The biggest flaw of loss of type information has been for arrays. LLVM
has always had a bias towards C in its structure, and consequently its
representation of multidimensional arrays (a feature not really found in
C/C++) has been less than ideal. In a purely-typeless representation of
pointer information, you could probably recover parts of the array index
access via a fairly simple analysis, but given the history of
oh-just-pattern-match-this-sequence for representing fundamental
operations breaking down because optimizations pull those patterns apart
(e.g., rotates), it is probably worth giving array access its own
special intrinsic, since it’s so common and important.

4 Likes

It sounds like we could really just use a utility function that analyzes a ptradd / gep i8 offset value like i*M*N*S + j*N*S + k*S and tries to decompose it to a canonical form (((i * M) + j) * N + k) * S. If that succeeds, the dependency analysis should just have to do a range analysis on N and k.

Yes, that’s called delinearization: llvm-project/llvm/include/llvm/Analysis/Delinearization.h at main · llvm/llvm-project · GitHub

2 Likes

The type is used only to prove that 0 <= %j_x_2 < 35. The decomposition itself merely retrieves the list of GEP offsets.
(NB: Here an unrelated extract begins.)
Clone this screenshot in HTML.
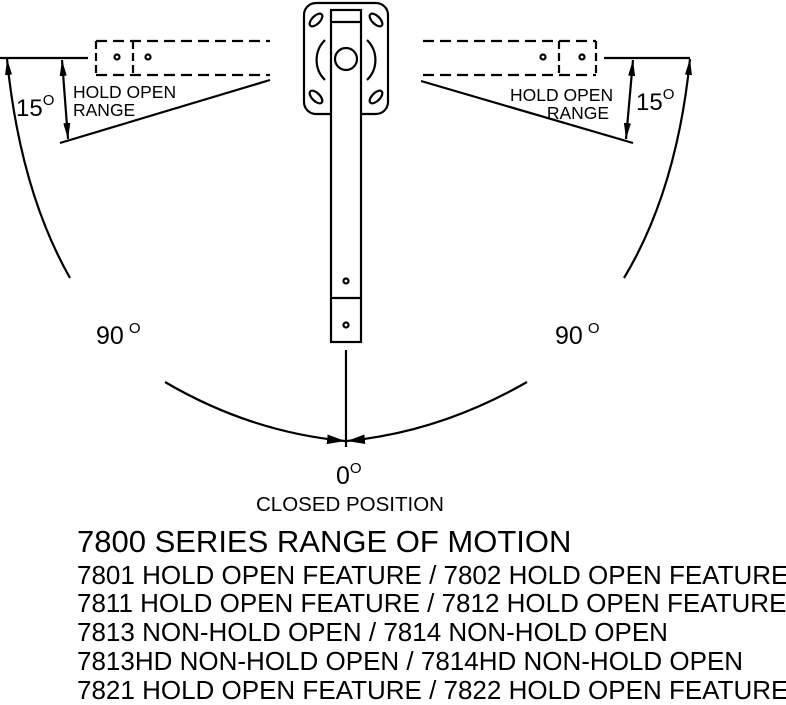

But does the type provide that guarantee? Couldn’t %j_x_2 be 35, in which case it would just access the next row?

To make things a bit more concrete, IIUC the type would be used to assume that %c is true below?

https://alive2.llvm.org/ce/z/zvy7N2

define i1 @src(i16 %i, i16 %j) {
  %j.pos = icmp sge i16 %j, 0
  call void @llvm.assume(i1 %j.pos)
  %a = alloca [35 x [ 35 x i8 ]]
  %gep = getelementptr inbounds [35 x [ 35 x i8 ]], ptr %a, i64 0, i16 %i, i16 %j
  store i8 0, ptr %gep
  %c = icmp ult i16 %j, 35
  ret i1 %c
}

define i1 @tgt(i16 %i, i16 %j) {
  ret i1 true
}

My understanding is the same, the type shouldn’t guarantee 0 <= %j_x_2 < 35. What I meant is that, there is code that explicitly checks the condition. The type information (in this case, 35) is taken from the GEP to verify that it is safe to treat %gep as an access to a multidimensional array such as %a[%i][%j_x_2].